If I am correctly informed Boss pedals use FETs to switch the signal from bypass to active and back. From what I remember from a schematic the signal still passed about 3 FETs when in bypass. These also function as signal buffers.
Now what I have been thinking (which I do on rare occasions ). What about the quality of these FETs. In a long chain with all pedals in bypass there are still allot of FETs to pass.
Are the FETs used by BOSS "high quality" or could replacing them with Super Duper Feng Shui FETs improved the quality of the signal when the pedals are in bypass (or maybe also when active).
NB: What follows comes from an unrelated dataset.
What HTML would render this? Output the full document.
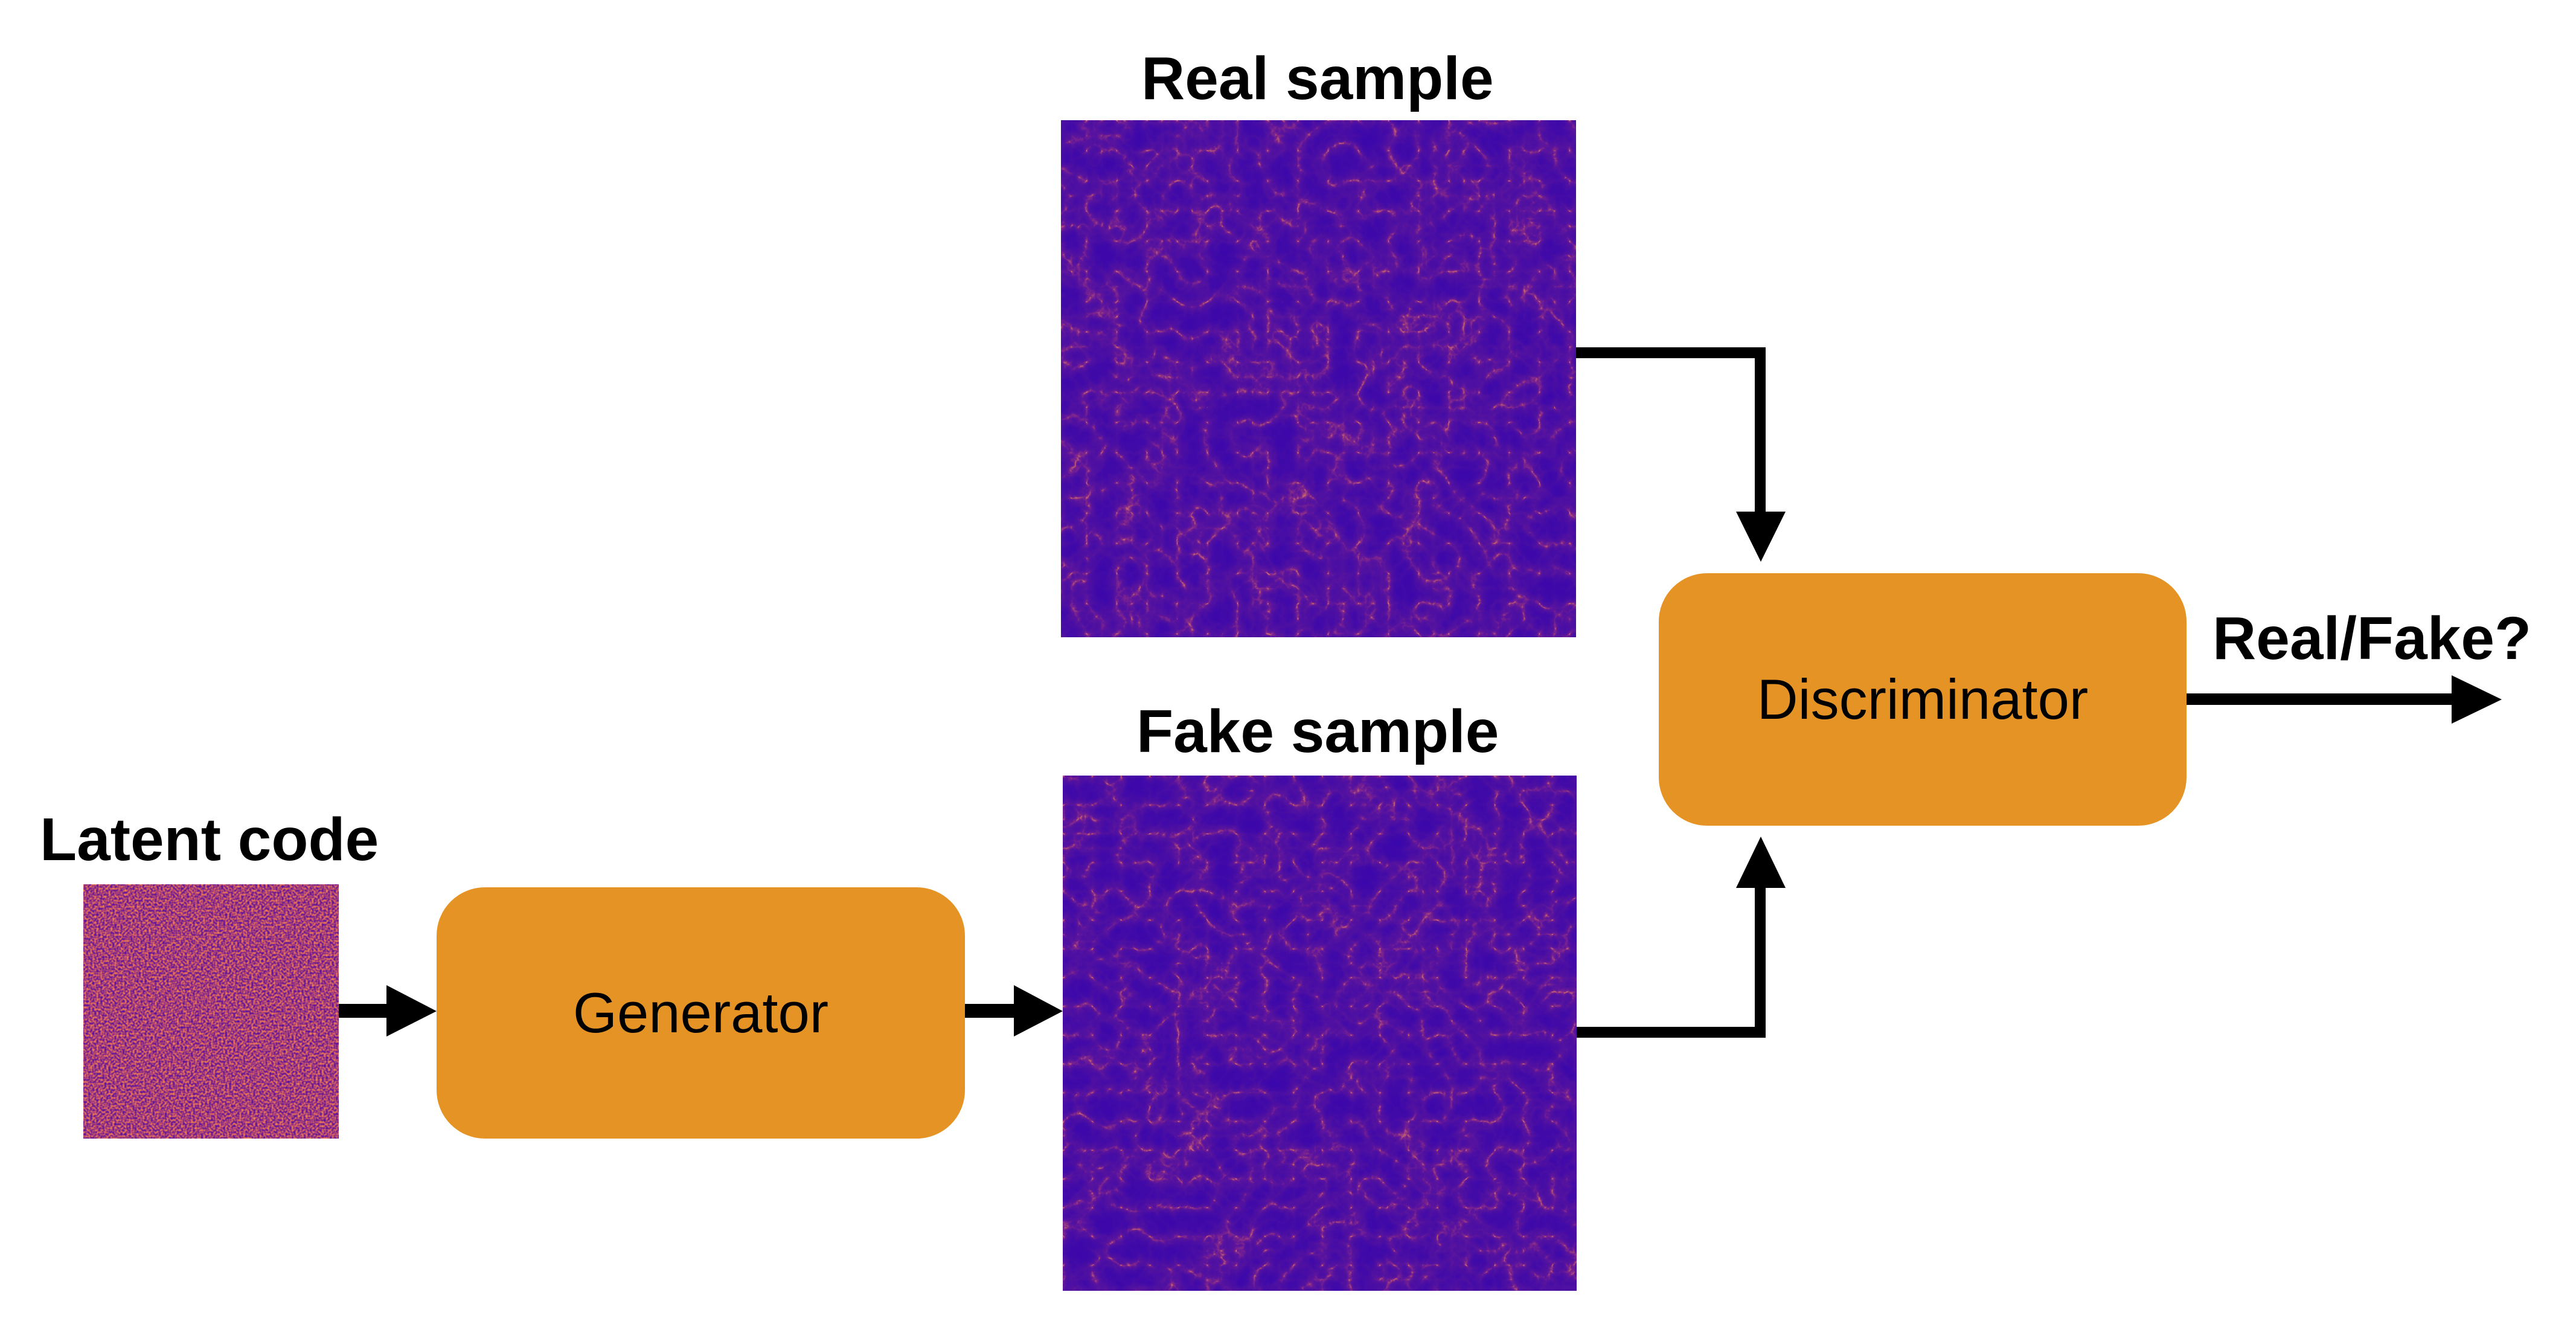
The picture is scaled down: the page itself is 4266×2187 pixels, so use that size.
<!DOCTYPE html>
<html><head><meta charset="utf-8"><style>
html,body{margin:0;padding:0;background:#fff;}
body{width:4266px;height:2187px;position:relative;overflow:hidden;font-family:"Liberation Sans",Arial,sans-serif;}
.lbl{position:absolute;font-weight:bold;font-size:100px;color:#000;white-space:nowrap;line-height:1;}
.box{position:absolute;background:#e59325;border-radius:80px;display:flex;align-items:center;justify-content:center;font-size:94px;color:#000;}
svg{position:absolute;left:0;top:0;}
</style></head><body>
<svg width="4266" height="2187" viewBox="0 0 4266 2187">
<defs>
<filter id="web" x="0" y="0" width="100%" height="100%" color-interpolation-filters="sRGB">
<feTurbulence type="turbulence" baseFrequency="0.02" numOctaves="5" seed="3"/>
<feColorMatrix type="matrix" values="1 0 0 0 0  1 0 0 0 0  1 0 0 0 0  0 0 0 0 1"/>
<feComponentTransfer>
<feFuncR type="table" tableValues="0.9 0.5 0.36 0.32 0.3 0.28 0.26 0.25 0.24 0.24 0.23 0.23"/>
<feFuncG type="table" tableValues="0.5 0.15 0.08 0.07 0.06 0.05 0.04 0.04 0.03 0.03 0.03 0.03"/>
<feFuncB type="table" tableValues="0.4 0.55 0.62 0.63 0.64 0.65 0.66 0.66 0.67 0.67 0.68 0.68"/>
</feComponentTransfer>
</filter>
<filter id="web2" x="0" y="0" width="100%" height="100%" color-interpolation-filters="sRGB">
<feTurbulence type="turbulence" baseFrequency="0.021" numOctaves="5" seed="11"/>
<feColorMatrix type="matrix" values="1 0 0 0 0  1 0 0 0 0  1 0 0 0 0  0 0 0 0 1"/>
<feComponentTransfer>
<feFuncR type="table" tableValues="0.9 0.5 0.36 0.32 0.3 0.28 0.26 0.25 0.24 0.24 0.23 0.23"/>
<feFuncG type="table" tableValues="0.5 0.15 0.08 0.07 0.06 0.05 0.04 0.04 0.03 0.03 0.03 0.03"/>
<feFuncB type="table" tableValues="0.4 0.55 0.62 0.63 0.64 0.65 0.66 0.66 0.67 0.67 0.68 0.68"/>
</feComponentTransfer>
</filter>
<filter id="lat" x="0" y="0" width="100%" height="100%" color-interpolation-filters="sRGB">
<feTurbulence type="fractalNoise" baseFrequency="0.3" numOctaves="1" seed="5"/>
<feColorMatrix type="matrix" values="1 0 0 0 0  1 0 0 0 0  1 0 0 0 0  0 0 0 0 1"/>
<feComponentTransfer>
<feFuncR type="table" tableValues="0.3 0.3 0.5 0.8 0.95 0.98"/>
<feFuncG type="table" tableValues="0.05 0.05 0.15 0.35 0.55 0.7"/>
<feFuncB type="table" tableValues="0.65 0.65 0.55 0.4 0.3 0.3"/>
</feComponentTransfer>
</filter>
</defs>
<rect x="138" y="1464" width="423" height="421" fill="#8a3590"/>
<rect x="138" y="1464" width="423" height="421" filter="url(#lat)"/>
<rect x="1757" y="199" width="853" height="856" fill="#4a10a0"/>
<rect x="1757" y="199" width="853" height="856" filter="url(#web)"/>
<rect x="1760" y="1284" width="851" height="853" fill="#4a10a0"/>
<rect x="1760" y="1284" width="851" height="853" filter="url(#web2)"/>
<rect x="561" y="1662" width="82" height="23" fill="#000"/>
<polygon points="640,1631 723,1674 640,1716" fill="#000"/>
<rect x="1598" y="1662" width="84" height="23" fill="#000"/>
<polygon points="1679,1631 1760,1674 1679,1716" fill="#000"/>
<polyline points="2610,584 2915,584 2915,850" fill="none" stroke="#000" stroke-width="18"/>
<polygon points="2875,847 2957,847 2916,930" fill="#000"/>
<polyline points="2611,1709 2915,1709 2915,1470" fill="none" stroke="#000" stroke-width="18"/>
<polygon points="2875,1470 2957,1470 2916,1385" fill="#000"/>
<rect x="3621" y="1148" width="442" height="19" fill="#000"/>
<polygon points="4060,1118 4143,1158 4060,1198" fill="#000"/>
</svg>
<div class="lbl" style="left:66px;top:1340px;">Latent code</div>
<div class="lbl" style="left:1890px;top:80px;">Real sample</div>
<div class="lbl" style="left:1882px;top:1161px;">Fake sample</div>
<div class="lbl" style="left:3664px;top:1007px;">Real/Fake?</div>
<div class="box" style="left:723px;top:1469px;width:875px;height:416px;">Generator</div>
<div class="box" style="left:2747px;top:949px;width:874px;height:418px;">Discriminator</div>
</body></html>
They use 2SK30A FET's, & typically just 1-or-2 (and in the newer pedals one on the input buffer) per pedal. Quick specs. from the datasheet N CHANNEL JUNCTION TYPE (LOW NOISE PRE-AMPLIFIER/ TONE CONTROL AMPLIFIER AND DC-AC HIGH INPUT IMPEDANCE AMPLIFIER CIRCUIT APPLICATIONS)
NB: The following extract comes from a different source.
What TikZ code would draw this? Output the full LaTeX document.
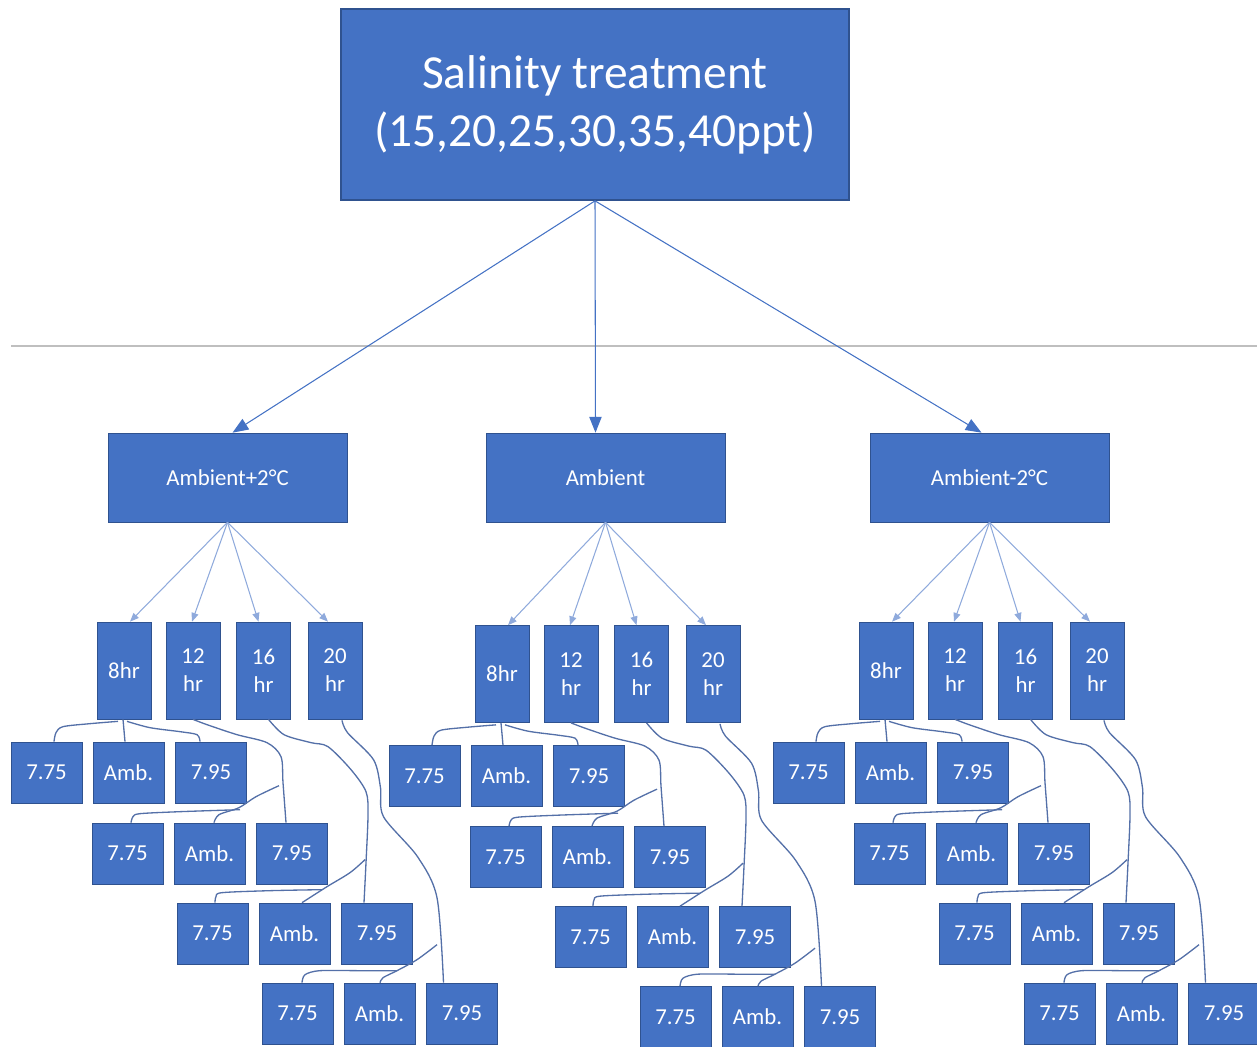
\documentclass[tikz,border=0pt]{standalone}
\usepackage{fontspec}
\setmainfont{Carlito}
\usetikzlibrary{calc,arrows.meta}
\definecolor{boxblue}{RGB}{68,114,196}
\definecolor{edgeblue}{RGB}{47,82,143}
\definecolor{arrowblue}{RGB}{68,114,196}
\definecolor{thinblue}{RGB}{143,170,220}
\definecolor{wireblue}{RGB}{84,112,168}
\definecolor{rulegray}{RGB}{191,191,191}

\begin{document}
\begin{tikzpicture}[
        x=0.02cm, y=-0.02cm,
        salinity/.style={rectangle, draw=edgeblue, line width=1pt, fill=boxblue, text=white, minimum width=10.16cm, minimum height=3.82cm, align=center, font=\fontsize{27}{33}\selectfont},
        temperature/.style={rectangle, draw=edgeblue, line width=0.4pt, fill=boxblue, text=white, minimum width=4.78cm, minimum height=1.78cm, font=\fontsize{13}{16}\selectfont},
        hour/.style={rectangle, draw=edgeblue, line width=0.4pt, fill=boxblue, text=white, minimum width=1.08cm, minimum height=1.94cm, inner sep=0pt, align=center, font=\fontsize{13}{16}\selectfont},
        phbox/.style={rectangle, draw=edgeblue, line width=0.4pt, fill=boxblue, text=white, minimum width=1.42cm, minimum height=1.22cm, inner sep=0pt, font=\fontsize{13}{16}\selectfont},
        mainflow/.style={-{Triangle[length=9pt, width=7pt]}, line width=0.6pt, color=arrowblue},
        subflow/.style={-{Triangle[length=5pt, width=4pt]}, line width=0.6pt, color=thinblue},
        wire/.style={line width=0.75pt, color=wireblue}
    ]
    \useasboundingbox (0,0) rectangle (1257,1046);

    % Salinity treatment at the top
    \node[salinity] (salinity) at (595,104.5) {Salinity treatment\\(15,20,25,30,35,40ppt)};

    % Separator line
    \draw[rulegray, line width=0.8pt] (11,346) -- (1257,346);

    \foreach \g/\gx/\gy/\tlab/\tsh in {1/124/0/Ambient+2°C/5, 2/502/3.5/Ambient/-10, 3/886/0/Ambient-2°C/-8} {
        % Temperature level
        \node[temperature] (temp\g) at (\gx+103.5, 477.5) {\tlab};
        \draw[mainflow] (salinity.south) -- ($(temp\g.north)+(\tsh,0)$);

        % Photoperiods and their pH levels
        \foreach \h/\hx/\hlab/\hsh/\rx/\ry in {0/0/8hr/6/0/0, 1/69/{12\\hr}/-1/81/81, 2/139.5/{16\\hr}/-5/166/161, 3/211/{20\\hr}/-7/251/241} {
            \node[hour] (hr\g\h) at (\gx+\hx, 670.5+\gy) {\hlab};
            \draw[subflow] (temp\g.south) -- ($(hr\g\h.north)+(\hsh,0)$);
            \foreach \m/\mx/\plab in {0/0/7.75, 1/82/Amb., 2/164.5/7.95}
                \node[phbox] (p\g\h\m) at (\gx-77.5+\rx+\mx, 772.5+\gy+\ry) {\plab};
        }

        % 8hr wires
        \draw[wire] plot[smooth] coordinates {($(hr\g0.south)+(-6,2)$) ($(p\g00.north)+(43.5,-18)$) ($(p\g00.north)+(16.5,-15)$) ($(p\g00.north)+(9.5,-9)$) ($(p\g00.north)+(7.5,0)$)};
        \draw[wire] ($(hr\g0.south)+(-1,0)$) -- ($(p\g01.north)+(-3.5,0)$);
        \draw[wire] plot[smooth] coordinates {($(hr\g0.south)+(3,2)$) ($(p\g02.north)+(-61,-14)$) ($(p\g02.north)+(-31,-10)$) ($(p\g02.north)+(-14,-7)$) ($(p\g02.north)+(-11,0)$)};

        % 12 hr wires
        \draw[wire] plot[smooth] coordinates {(hr\g1.south) ($(p\g12.north)+(-85,-98)$) ($(p\g12.north)+(-55,-88)$) ($(p\g12.north)+(-25,-80)$) ($(p\g12.north)+(-11,-66)$) ($(p\g12.north)+(-9,-40)$) ($(p\g12.north)+(-6,0)$)};
        \draw[wire] plot[smooth] coordinates {($(p\g11.north)+(69.5,-37)$) ($(p\g11.north)+(46.5,-26)$) ($(p\g11.north)+(29.5,-15)$) ($(p\g11.north)+(9.5,-8)$) ($(p\g11.north)+(4.5,0)$)};
        \draw[wire] plot[smooth] coordinates {($(p\g10.north)+(112.5,-13)$) ($(p\g10.north)+(52.5,-11)$) ($(p\g10.north)+(12.5,-9)$) ($(p\g10.north)+(5.5,-6)$) ($(p\g10.north)+(3.5,0)$)};

        % 16 hr wires
        \draw[wire] plot[smooth] coordinates {($(hr\g2.south)+(5,0)$) ($(p\g22.north)+(-93,-168)$) ($(p\g22.north)+(-66,-160)$) ($(p\g22.north)+(-49,-156)$) ($(p\g22.north)+(-26,-133)$) ($(p\g22.north)+(-11,-111)$) ($(p\g22.north)+(-9,-88)$) ($(p\g22.north)+(-11,-40)$) ($(p\g22.north)+(-13,0)$)};
        \draw[wire] plot[smooth] coordinates {($(p\g21.north)+(70.5,-43)$) ($(p\g21.north)+(55.5,-30)$) ($(p\g21.north)+(32.5,-16)$) ($(p\g21.north)+(7.5,0)$)};
        \draw[wire] plot[smooth] coordinates {($(p\g20.north)+(109.5,-13)$) ($(p\g20.north)+(57.5,-12)$) ($(p\g20.north)+(9.5,-10)$) ($(p\g20.north)+(3.5,-6)$) ($(p\g20.north)+(2.5,0)$)};

        % 20 hr wires
        \draw[wire] plot[smooth] coordinates {($(hr\g3.south)+(7,1)$) ($(p\g32.north)+(-114.5,-250)$) ($(p\g32.north)+(-88.5,-223)$) ($(p\g32.north)+(-81.5,-195)$) ($(p\g32.north)+(-78.5,-166)$) ($(p\g32.north)+(-44.5,-126)$) ($(p\g32.north)+(-25,-85)$) ($(p\g32.north)+(-18.5,0)$)};
        \draw[wire] plot[smooth] coordinates {($(p\g31.north)+(57.5,-38)$) ($(p\g31.north)+(37.5,-23)$) ($(p\g31.north)+(17.5,-12)$) ($(p\g31.north)+(3.5,-5)$) ($(p\g31.north)+(0.5,0)$)};
        \draw[wire] plot[smooth] coordinates {($(p\g30.north)+(99.5,-12)$) ($(p\g30.north)+(62.5,-12)$) ($(p\g30.north)+(22.5,-12)$) ($(p\g30.north)+(7.5,-8)$) ($(p\g30.north)+(4.5,0)$)};
    }
\end{tikzpicture}
\end{document}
Also, to bypass the FETs you can "true-bypass" the pedal with a 3pDT footswitch and a modification to the jacks...that I have done in the past. However, for long chains of FX it's better (in my opinion) to use looper pedals of buffered selectors like the VooDoo Labs Ground Control Center (pricey, but cool).
On some boss pedals it's even worse. Boss has introduced some unnecessary emitter followers on the clean path that I always remove.
Look for example on the MT-2 schematic: R55, R8 and Q4 are doing really nothing. You can easily remove them and connect C4 directly to Q11. The result, 3 components less on your "clean" path.
Another one is the HM-2: R9 and Q2 can be removed.
Or R21 and Q12 on HM-3.
Or C13, R12, R16 and Q5 on BD-2.
And probably many more ...
The concept is "the buffer of the buffer of the buffer".